‘The unChallenge of Faith’

The children in the playground were challenging one another about what they could do.

“Bet you can’t do this!” one of them stuck out his tongue and rolled it into a tube.

“Bet you I can!” the other said imitating the challenger with his own perfect tongue tube.

“Okay! How ‘bout this!” the boy concentrated, stiffened his face and then crossed his eyes and stuck his tongue out.

“You win! I won’t do that, ‘coz mom sez it’s bad for your eyes!”

“My mommy doesn’t say so.”

“But mom said it might stay that way forever,” he warned his friend.

“Okay, but I still win!” the other cheered.

* * *

Hearing and watching kids challenging one another is always amusing. It naturally comes of age as they become more confident with what they know and learn. It is one way they learn to carve out for themselves who they are and what they want to be.

With the faith, however, it is rather different. When God reveals something to man it appears to be a challenge because it seems to surpass his reason or physical capacity. But when God extends the ‘faith’ to man, He isn’t giving him something to ‘intellectually conquer’ or ‘physically control’. God isn’t challenging man to something but He is inviting man to Himself.

In Scripture, we have numerous occasions where our Lord confronts His own disciples and the Jewish people. Many of the Master’s teachings caught the people’s attention because He spoke as ‘one with authority’ and ‘such teaching has never been heard before’. Whenever someone was before our Lord, he or she encountered His compassion, forgiveness, and healing powers but never any form of ‘challenge’.

When Jesus asked his Apostles to look for food to feed the five-thousand people, to ‘cast the net for a catch’, ‘to go out and evangelize, etc. He wasn’t posing a trifling challenge. It was a divine ‘demand’ revealing how much God believes in man. It was not in what man could do, but whether he was willing to have the faith to trust in what God could do through man.

The Catechism of the Catholic Church, quoting St. Thomas Aquinas, says: “In faith, the human intellect and will co-operate with divine grace: ‘Believing is an act of the intellect assenting to the divine truth by command of the will moved by God through grace.’(No. 155)”

This ‘assent’ or surrender that man makes to God’s invitation cannot be understood as some kind of a defeat on man’s part. The words ‘surrender’, ‘submit’ or ‘abandon’ certainly convey something negative that man’s inborn autonomy tends to either reject or shun. But truth has it that man on his own cannot save himself nor find any fulfilling rational answer to his brief earthly existence without God.

It would be false, therefore, to describe the act of faith as a fearful and blind leap into some dark cold void. I would rather think that more than emptiness there is a person.
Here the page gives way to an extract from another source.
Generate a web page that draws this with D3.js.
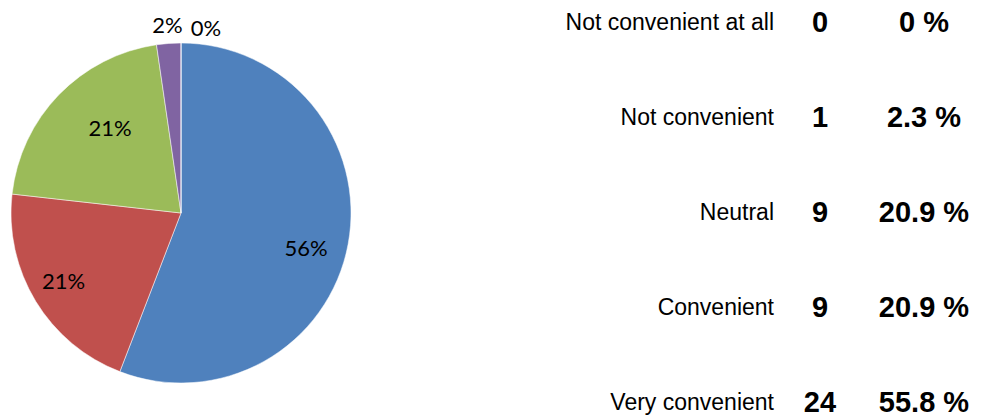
<!DOCTYPE html>
<html><head><meta charset="utf-8">
<script src="https://cdn.jsdelivr.net/npm/d3@7"></script>
<style>body{margin:0;background:#fff}</style>
</head><body>
<svg id="c" width="982" height="418"></svg>
<script>
const categories = ["Not convenient at all","Not convenient","Neutral","Convenient","Very convenient"];
const counts = [0,1,9,9,24];
const percents = [0,2.3,20.9,20.9,55.8];
const colors = ["#4BACC6","#8064A2","#9BBB59","#C0504D","#4F81BD"];
// label nudges (layout only), in pie order: Very convenient, Convenient, Neutral, Not convenient, Not convenient at all
const labelNudge = [[-2,11],[-7,0],[22,4],[0,0],[25,3]];

const svg = d3.select("#c");
const cx = 181, cy = 213, r = 170;
const data = categories.map((c,i)=>({cat:c,count:counts[i],pct:percents[i],color:colors[i]})).reverse();
const pie = d3.pie().value(d=>d.pct).sort(null);
const arcs = pie(data);
const arc = d3.arc().innerRadius(0).outerRadius(r);
const g = svg.append("g").attr("transform",`translate(${cx},${cy})`);
g.selectAll("path").data(arcs).enter().append("path")
  .attr("d",arc).attr("fill",d=>d.data.color).attr("stroke","#fff").attr("stroke-width",0.5);

const inner = d3.arc().innerRadius(r*0.76).outerRadius(r*0.76);
const outer = d3.arc().innerRadius(r*1.11).outerRadius(r*1.11);
g.selectAll("text").data(arcs).enter().append("text")
  .attr("transform",(d,i)=>{
    const p = d.data.pct < 5 ? outer.centroid(d) : inner.centroid(d);
    p[0] += labelNudge[i][0]; p[1] += labelNudge[i][1];
    return `translate(${p[0]},${p[1]})`;
  })
  .attr("text-anchor","middle").attr("dominant-baseline","central")
  .attr("font-family","Lato, 'Open Sans', sans-serif").attr("font-size",22).attr("fill","#000")
  .text(d=>Math.round(d.data.pct)+"%");

const y = d3.scalePoint().domain(categories).range([22,402]);
const rows = svg.append("g").attr("font-family","'Liberation Sans', Arial, sans-serif");
categories.forEach((c,i)=>{
  const yy = y(c);
  rows.append("text").attr("x",774).attr("y",yy).attr("text-anchor","end").attr("dominant-baseline","central")
    .attr("font-size",23).text(c);
  rows.append("text").attr("x",820).attr("y",yy).attr("text-anchor","middle").attr("dominant-baseline","central")
    .attr("font-size",29).attr("font-weight","bold").text(counts[i]);
  rows.append("text").attr("x",924).attr("y",yy).attr("text-anchor","middle").attr("dominant-baseline","central")
    .attr("font-size",29).attr("font-weight","bold").text(percents[i]+" %");
});
</script>
</body></html>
The leap of faith that man makes –as a child would– is into the God’s loving fatherly arms. Thus, faith is not a challenge but a demand for man to strive more towards trust and love.

Our Lord never challenges us. It is more proper to say that He demands of us. To engage man in a challenge would be waiting to see ‘what he can do on his own’. To demand, however, is revealing to man that by himself he really isn’t capable of anything except to humbly show his trust in God. God’s demand is a way of leading us towards Himself whereas a challenge somewhat sets man apart God.
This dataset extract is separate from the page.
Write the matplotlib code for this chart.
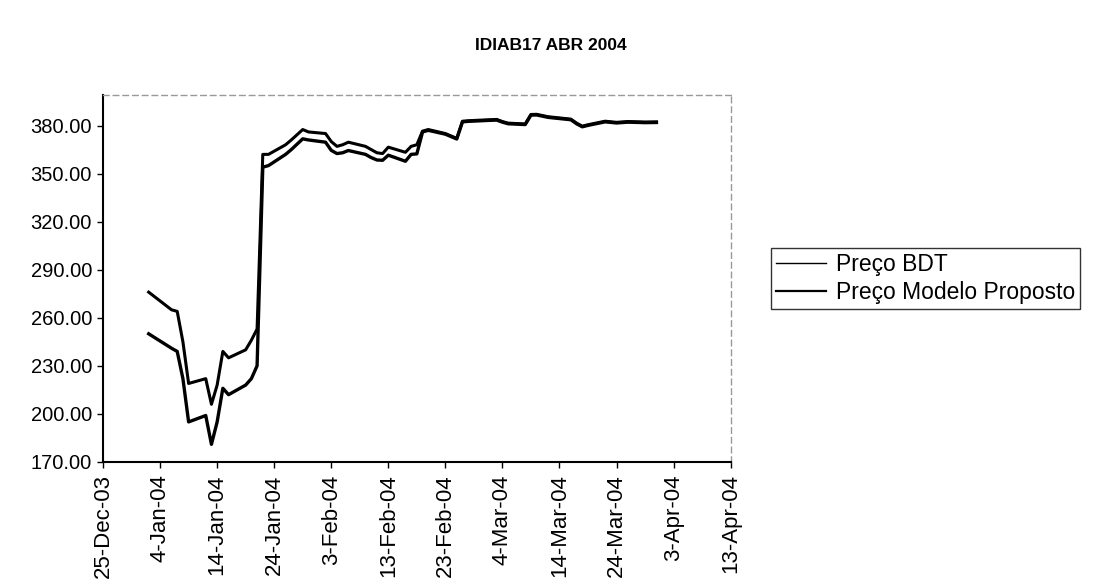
import matplotlib

matplotlib.use("Agg")
import matplotlib.pyplot as plt
import matplotlib.dates as mdates
import pandas as pd
from matplotlib.lines import Line2D

plt.rcParams["font.family"] = ["Liberation Sans", "DejaVu Sans"]

TITLE = "IDIAB17 ABR 2004"
SERIES_NAMES = ["Preço BDT", "Preço Modelo Proposto"]

DATES = [
    "2004-01-02", "2004-01-06", "2004-01-07", "2004-01-08", "2004-01-09",
    "2004-01-12", "2004-01-13", "2004-01-14", "2004-01-15", "2004-01-16",
    "2004-01-19", "2004-01-20", "2004-01-21", "2004-01-22", "2004-01-23",
    "2004-01-26", "2004-01-27", "2004-01-29", "2004-01-30", "2004-02-02",
    "2004-02-03", "2004-02-04", "2004-02-05", "2004-02-06", "2004-02-09",
    "2004-02-10", "2004-02-11", "2004-02-12", "2004-02-13", "2004-02-16",
    "2004-02-17", "2004-02-18", "2004-02-19", "2004-02-20", "2004-02-23",
    "2004-02-25", "2004-02-26", "2004-02-27", "2004-03-01", "2004-03-03",
    "2004-03-04", "2004-03-05", "2004-03-08", "2004-03-09", "2004-03-10",
    "2004-03-12", "2004-03-16", "2004-03-17", "2004-03-18", "2004-03-19",
    "2004-03-22", "2004-03-24", "2004-03-26", "2004-03-29", "2004-03-31",
]

PRECO_BDT = [
    276.0, 265.0, 264.0, 245.0, 219.0,
    222.0, 206.0, 218.0, 239.0, 235.0,
    240.0, 246.0, 253.0, 362.0, 362.0,
    368.0, 371.0, 377.5, 376.0, 375.0,
    370.0, 367.0, 368.0, 369.6, 367.0,
    365.0, 363.0, 362.5, 366.5, 363.3,
    367.0, 368.0, 376.5, 377.5, 375.0,
    372.0, 382.7, 383.0, 383.5, 383.8,
    382.5, 381.5, 381.0, 386.9, 387.0,
    385.5, 384.0, 381.5, 379.6, 380.5,
    382.7, 382.0, 382.5, 382.2, 382.3,
]

PRECO_MODELO = [
    250.0, 241.0, 239.0, 222.0, 195.0,
    199.0, 181.0, 195.0, 216.0, 212.0,
    218.0, 222.0, 230.0, 354.0, 355.0,
    362.0, 365.0, 371.7, 371.0, 369.6,
    364.5, 362.5, 363.0, 364.4, 362.0,
    360.0, 358.5, 358.3, 361.5, 357.7,
    362.0, 362.3, 376.0, 377.0, 374.6,
    371.6, 382.3, 382.6, 383.1, 383.4,
    382.1, 381.1, 380.6, 386.5, 386.6,
    385.1, 383.6, 381.1, 379.2, 380.1,
    382.3, 381.6, 382.1, 381.8, 381.9,
]

Y_TICKS = [170, 200, 230, 260, 290, 320, 350, 380]
X_START = "2003-12-25"
X_END = "2004-04-13"


def main() -> None:
    dates = pd.to_datetime(DATES)

    fig = plt.figure(figsize=(11.02, 5.87), dpi=100)
    ax = fig.add_axes([0.0935, 0.213, 0.5695, 0.625])

    ax.plot(dates, PRECO_BDT, color="black", lw=2.2)
    ax.plot(dates, PRECO_MODELO, color="black", lw=2.4)

    ax.set_xlim(pd.Timestamp(X_START), pd.Timestamp(X_END))
    ax.set_ylim(170, 399)
    ax.set_yticks(Y_TICKS)
    ax.yaxis.set_major_formatter(matplotlib.ticker.FormatStrFormatter("%.2f"))

    ticks = pd.date_range(X_START, X_END, freq="10D")
    ax.set_xticks(ticks)
    ax.xaxis.set_major_formatter(mdates.DateFormatter("%-d-%b-%y"))
    for label in ax.get_xticklabels():
        label.set_rotation(90)

    ax.tick_params(axis="both", direction="out", length=4, width=1,
                   color="black")
    ax.tick_params(axis="y", labelsize=14.5, pad=4)
    ax.tick_params(axis="x", labelsize=16, pad=5)

    for side in ("left", "bottom"):
        ax.spines[side].set_color("black")
        ax.spines[side].set_linewidth(1.5)
    for side in ("top", "right"):
        ax.spines[side].set_color("#999999")
        ax.spines[side].set_linewidth(1.0)
        ax.spines[side].set_linestyle((0, (4, 3)))

    fig.text(0.5, 0.923, TITLE, ha="center", va="center",
             fontsize=12.5, fontweight="bold")

    # legend keys are drawn thinner than the plotted series
    handles = [
        Line2D([], [], color="black", lw=1.0),
        Line2D([], [], color="black", lw=1.6),
    ]
    leg = fig.legend(
        handles, SERIES_NAMES,
        loc="upper left",
        bbox_to_anchor=(0.6996, 0.5775),
        borderaxespad=0.0,
        fontsize=16.5,
        frameon=True,
        fancybox=False,
        handlelength=2.2,
        handletextpad=0.45,
        borderpad=0.2,
        labelspacing=0.25,
    )
    leg.get_frame().set_edgecolor("black")
    leg.get_frame().set_linewidth(1.0)

    fig.savefig("out.png", dpi=100)
    plt.close(fig)


if __name__ == "__main__":
    main()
These days, for example, we are witnessing recent issues –and many more that will ensue– threatening the dignity of the person and the family. These seem to pose an apparent challenge to be more faithful to and defend ‘the teachings Christ has entrusted to His Church’.

Although this is true, we cannot simply reduce living our faith when it is, so to speak, challenged intellectually or by craftily constructed relativistic moral and social arguments (i.e. aimed at deforming the true nature of the family, marriage, human sexuality, etc.).

The more radical stance of living our faith lies in what Pope Benedict XVI says: “one aspect of becoming a Christian is having to leave behind what everyone else thinks and wants, the prevailing standards, in order to enter the light of the truth of our being, and aided by that light to find the right path. (Jesus of Nazareth Book III)”

This stance, however, is not limited to only facing attacks against Christ’s teachings and His Church. It lies more in our constancy and perseverance in the most menial spiritual and human engagements: punctuality to Sunday Mass or at the office, the struggle to live temperance in the use of material goods, the constant fight against laziness or impatience, and our efforts to avoid judging or condemning our neighbors, etc.

It is for this reason that those who ‘are faithful to the end’ are received by our Lord with these consoling words: ‘good and faithful servant, because you have been faithful in the little things, enter into the joy of your Lord.’ And such a welcoming greeting does not convey any form of challenge. What Jesus seems to say is, ‘I knew you would make it because you trusted in me.’